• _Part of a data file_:
::::::
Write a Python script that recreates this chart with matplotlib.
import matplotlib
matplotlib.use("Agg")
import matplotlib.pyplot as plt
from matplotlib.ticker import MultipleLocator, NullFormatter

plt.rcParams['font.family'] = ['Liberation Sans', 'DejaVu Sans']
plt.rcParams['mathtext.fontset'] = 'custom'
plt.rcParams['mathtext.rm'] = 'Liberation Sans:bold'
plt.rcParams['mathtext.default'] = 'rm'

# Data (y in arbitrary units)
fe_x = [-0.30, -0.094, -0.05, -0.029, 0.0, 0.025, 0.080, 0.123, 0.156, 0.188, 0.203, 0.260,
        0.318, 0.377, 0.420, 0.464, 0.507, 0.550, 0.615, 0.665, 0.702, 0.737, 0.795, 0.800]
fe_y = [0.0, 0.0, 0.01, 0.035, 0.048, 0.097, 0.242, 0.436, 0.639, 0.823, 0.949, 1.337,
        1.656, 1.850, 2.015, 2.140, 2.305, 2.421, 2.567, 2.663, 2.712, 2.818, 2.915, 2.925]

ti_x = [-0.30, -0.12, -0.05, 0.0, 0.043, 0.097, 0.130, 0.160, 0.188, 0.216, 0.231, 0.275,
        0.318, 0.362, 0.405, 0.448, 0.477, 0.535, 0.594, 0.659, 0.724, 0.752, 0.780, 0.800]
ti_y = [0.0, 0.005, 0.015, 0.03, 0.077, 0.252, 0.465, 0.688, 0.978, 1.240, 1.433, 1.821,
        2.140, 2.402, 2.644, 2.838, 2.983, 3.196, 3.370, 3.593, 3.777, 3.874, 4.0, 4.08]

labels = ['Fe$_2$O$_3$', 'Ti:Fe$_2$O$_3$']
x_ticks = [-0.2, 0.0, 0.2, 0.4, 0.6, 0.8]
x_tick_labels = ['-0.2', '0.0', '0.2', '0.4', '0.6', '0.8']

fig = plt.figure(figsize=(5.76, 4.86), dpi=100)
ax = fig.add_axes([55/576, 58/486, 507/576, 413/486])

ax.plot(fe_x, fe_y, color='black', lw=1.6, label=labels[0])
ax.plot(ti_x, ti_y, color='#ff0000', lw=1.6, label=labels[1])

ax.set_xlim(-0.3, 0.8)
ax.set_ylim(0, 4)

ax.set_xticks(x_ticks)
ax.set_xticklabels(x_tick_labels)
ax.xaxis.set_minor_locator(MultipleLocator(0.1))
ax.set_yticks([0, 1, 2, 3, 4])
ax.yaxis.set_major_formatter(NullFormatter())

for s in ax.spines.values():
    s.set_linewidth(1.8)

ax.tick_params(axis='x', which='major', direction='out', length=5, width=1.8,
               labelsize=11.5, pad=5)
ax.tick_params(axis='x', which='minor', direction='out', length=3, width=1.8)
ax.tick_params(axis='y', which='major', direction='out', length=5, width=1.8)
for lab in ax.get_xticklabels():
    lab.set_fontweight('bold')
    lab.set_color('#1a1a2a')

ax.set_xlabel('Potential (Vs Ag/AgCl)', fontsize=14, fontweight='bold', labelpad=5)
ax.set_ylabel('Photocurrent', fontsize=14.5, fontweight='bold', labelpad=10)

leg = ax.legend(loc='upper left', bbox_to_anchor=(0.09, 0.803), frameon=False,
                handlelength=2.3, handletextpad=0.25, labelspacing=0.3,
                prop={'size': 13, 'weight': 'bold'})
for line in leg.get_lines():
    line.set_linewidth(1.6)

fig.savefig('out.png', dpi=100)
::::::
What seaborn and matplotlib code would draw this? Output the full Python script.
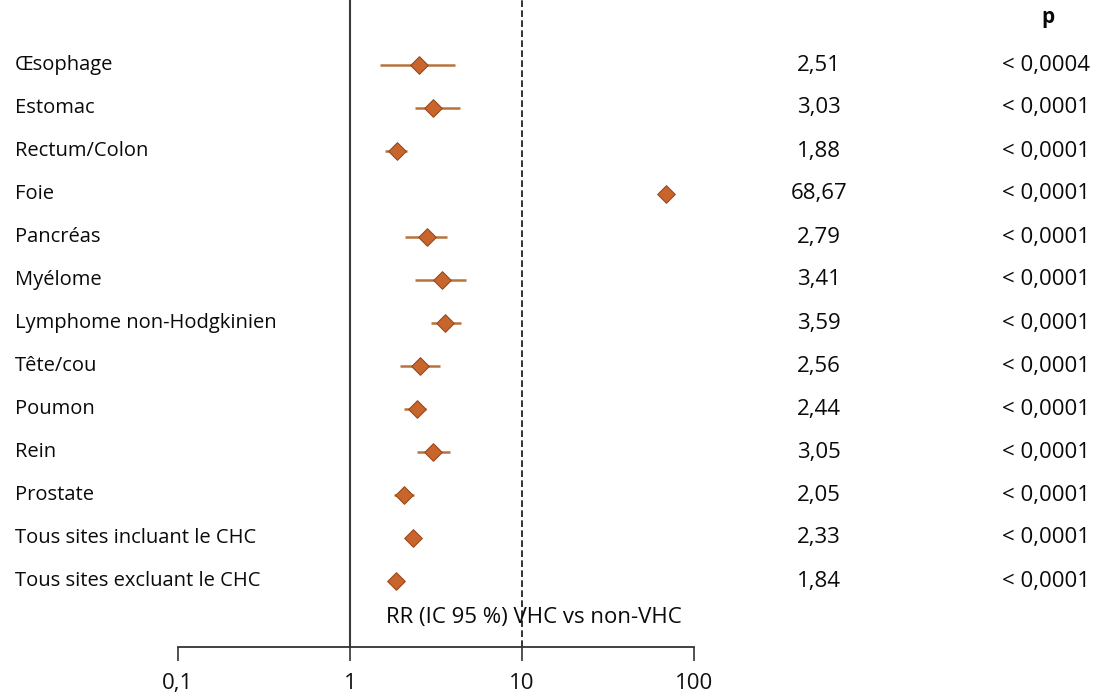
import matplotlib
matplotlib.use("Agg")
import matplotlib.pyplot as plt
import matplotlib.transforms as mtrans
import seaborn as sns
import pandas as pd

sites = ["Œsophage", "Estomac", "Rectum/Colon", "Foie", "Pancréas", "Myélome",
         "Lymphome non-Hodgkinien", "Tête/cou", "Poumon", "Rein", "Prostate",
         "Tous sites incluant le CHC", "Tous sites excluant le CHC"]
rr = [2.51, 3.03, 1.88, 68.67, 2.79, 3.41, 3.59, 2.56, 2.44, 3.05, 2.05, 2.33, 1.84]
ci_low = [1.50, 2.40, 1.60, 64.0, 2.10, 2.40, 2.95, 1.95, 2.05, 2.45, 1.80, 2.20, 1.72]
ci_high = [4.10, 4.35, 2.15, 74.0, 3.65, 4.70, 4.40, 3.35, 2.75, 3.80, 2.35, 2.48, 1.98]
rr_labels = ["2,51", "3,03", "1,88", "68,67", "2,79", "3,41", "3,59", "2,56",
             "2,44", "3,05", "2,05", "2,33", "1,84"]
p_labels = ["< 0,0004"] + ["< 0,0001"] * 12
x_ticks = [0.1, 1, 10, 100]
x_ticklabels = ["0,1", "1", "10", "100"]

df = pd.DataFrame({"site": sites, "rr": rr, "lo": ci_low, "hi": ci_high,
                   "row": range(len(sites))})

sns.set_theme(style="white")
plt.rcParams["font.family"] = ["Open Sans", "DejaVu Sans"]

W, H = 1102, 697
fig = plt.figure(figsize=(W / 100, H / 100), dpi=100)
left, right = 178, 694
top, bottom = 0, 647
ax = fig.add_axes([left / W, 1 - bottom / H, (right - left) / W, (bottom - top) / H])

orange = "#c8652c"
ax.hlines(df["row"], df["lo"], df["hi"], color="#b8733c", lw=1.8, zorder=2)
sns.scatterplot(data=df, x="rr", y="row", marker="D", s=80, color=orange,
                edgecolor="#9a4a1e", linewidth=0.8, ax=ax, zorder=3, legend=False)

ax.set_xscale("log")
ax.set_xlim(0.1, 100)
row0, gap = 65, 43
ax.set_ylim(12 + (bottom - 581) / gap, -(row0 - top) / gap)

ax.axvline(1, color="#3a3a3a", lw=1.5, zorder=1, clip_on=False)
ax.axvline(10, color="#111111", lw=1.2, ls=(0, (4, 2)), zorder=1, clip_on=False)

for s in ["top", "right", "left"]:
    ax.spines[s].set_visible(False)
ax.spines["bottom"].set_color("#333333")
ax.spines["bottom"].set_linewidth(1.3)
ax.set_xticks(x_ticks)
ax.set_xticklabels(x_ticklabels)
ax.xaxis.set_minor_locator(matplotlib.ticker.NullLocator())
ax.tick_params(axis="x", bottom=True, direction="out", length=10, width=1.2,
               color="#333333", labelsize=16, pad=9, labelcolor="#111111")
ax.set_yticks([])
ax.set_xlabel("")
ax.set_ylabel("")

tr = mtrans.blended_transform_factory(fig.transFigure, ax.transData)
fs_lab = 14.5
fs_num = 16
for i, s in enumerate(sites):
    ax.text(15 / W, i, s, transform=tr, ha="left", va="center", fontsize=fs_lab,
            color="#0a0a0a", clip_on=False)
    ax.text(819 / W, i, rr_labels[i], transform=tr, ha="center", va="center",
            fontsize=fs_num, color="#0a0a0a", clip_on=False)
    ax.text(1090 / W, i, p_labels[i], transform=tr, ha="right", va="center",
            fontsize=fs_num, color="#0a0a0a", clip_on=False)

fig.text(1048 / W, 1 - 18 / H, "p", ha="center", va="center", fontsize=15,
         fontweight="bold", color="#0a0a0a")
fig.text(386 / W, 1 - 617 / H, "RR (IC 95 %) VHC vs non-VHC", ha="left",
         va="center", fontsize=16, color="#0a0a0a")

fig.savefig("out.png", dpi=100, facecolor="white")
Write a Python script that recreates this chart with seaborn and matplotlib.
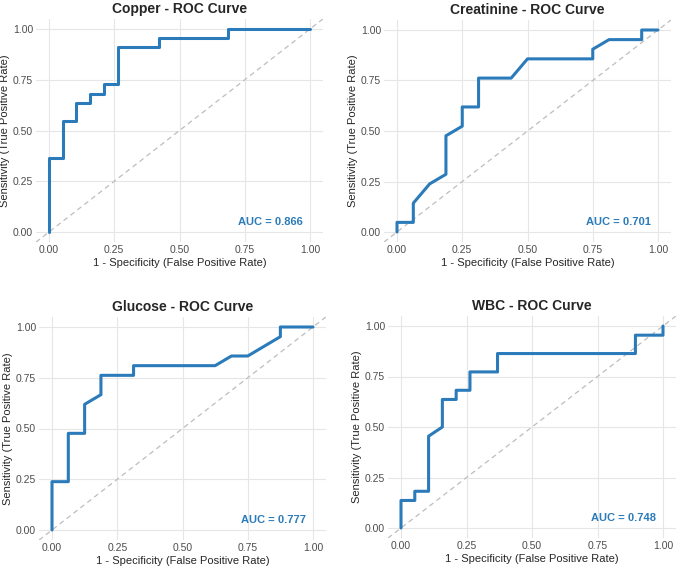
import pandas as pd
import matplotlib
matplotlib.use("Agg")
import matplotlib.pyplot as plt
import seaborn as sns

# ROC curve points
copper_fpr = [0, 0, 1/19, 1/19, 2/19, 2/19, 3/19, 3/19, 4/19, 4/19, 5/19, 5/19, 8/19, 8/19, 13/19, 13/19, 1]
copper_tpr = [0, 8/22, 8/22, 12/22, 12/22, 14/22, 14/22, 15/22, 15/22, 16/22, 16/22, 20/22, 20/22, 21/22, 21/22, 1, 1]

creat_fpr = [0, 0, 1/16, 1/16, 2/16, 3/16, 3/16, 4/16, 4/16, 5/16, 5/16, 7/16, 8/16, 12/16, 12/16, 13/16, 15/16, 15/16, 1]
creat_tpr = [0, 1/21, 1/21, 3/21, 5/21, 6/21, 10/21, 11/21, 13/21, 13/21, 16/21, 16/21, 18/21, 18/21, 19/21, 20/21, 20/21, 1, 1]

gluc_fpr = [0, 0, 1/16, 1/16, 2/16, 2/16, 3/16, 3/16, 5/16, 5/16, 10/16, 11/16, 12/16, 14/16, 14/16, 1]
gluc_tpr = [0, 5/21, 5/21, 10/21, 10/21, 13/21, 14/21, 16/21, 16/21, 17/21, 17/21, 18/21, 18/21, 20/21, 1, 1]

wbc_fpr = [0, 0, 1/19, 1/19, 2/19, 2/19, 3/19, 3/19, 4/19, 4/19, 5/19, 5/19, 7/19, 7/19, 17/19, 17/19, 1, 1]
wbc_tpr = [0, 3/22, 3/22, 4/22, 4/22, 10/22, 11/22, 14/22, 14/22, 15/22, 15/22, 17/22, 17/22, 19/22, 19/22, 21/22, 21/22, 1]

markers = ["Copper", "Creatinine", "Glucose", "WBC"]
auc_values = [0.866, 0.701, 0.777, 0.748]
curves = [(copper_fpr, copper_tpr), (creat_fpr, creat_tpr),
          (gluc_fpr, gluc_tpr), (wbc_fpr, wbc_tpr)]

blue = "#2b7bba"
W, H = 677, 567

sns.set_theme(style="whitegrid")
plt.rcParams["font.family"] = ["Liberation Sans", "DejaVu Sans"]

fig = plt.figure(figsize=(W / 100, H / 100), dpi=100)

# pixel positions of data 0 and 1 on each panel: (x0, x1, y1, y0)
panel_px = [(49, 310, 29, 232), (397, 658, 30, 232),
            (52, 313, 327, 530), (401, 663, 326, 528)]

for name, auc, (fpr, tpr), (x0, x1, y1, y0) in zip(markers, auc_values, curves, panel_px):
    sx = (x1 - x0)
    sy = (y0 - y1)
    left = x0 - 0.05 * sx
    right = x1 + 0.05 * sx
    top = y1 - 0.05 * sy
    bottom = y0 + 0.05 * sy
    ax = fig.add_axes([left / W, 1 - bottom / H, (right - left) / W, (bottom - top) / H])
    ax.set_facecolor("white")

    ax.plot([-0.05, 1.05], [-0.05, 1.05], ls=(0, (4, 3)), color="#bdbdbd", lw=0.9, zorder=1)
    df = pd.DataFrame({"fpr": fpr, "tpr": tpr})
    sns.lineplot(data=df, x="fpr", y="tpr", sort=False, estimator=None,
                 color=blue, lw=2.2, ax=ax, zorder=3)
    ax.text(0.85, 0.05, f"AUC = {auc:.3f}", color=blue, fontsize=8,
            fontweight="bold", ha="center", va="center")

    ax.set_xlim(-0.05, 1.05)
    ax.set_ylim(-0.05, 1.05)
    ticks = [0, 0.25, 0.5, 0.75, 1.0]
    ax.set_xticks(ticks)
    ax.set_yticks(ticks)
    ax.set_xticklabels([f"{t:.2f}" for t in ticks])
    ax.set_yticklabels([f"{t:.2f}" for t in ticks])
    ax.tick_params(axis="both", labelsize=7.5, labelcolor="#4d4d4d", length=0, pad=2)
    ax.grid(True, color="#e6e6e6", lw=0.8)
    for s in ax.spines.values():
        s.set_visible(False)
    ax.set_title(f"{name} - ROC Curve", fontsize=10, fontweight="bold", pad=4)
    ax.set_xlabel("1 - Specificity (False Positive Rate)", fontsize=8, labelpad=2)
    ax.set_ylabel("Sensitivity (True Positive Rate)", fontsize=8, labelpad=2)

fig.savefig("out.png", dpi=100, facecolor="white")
::::::
• _The exercise_: Count the lines of the material that include the word "Write", then state only the total.

• _Solved problem_: 2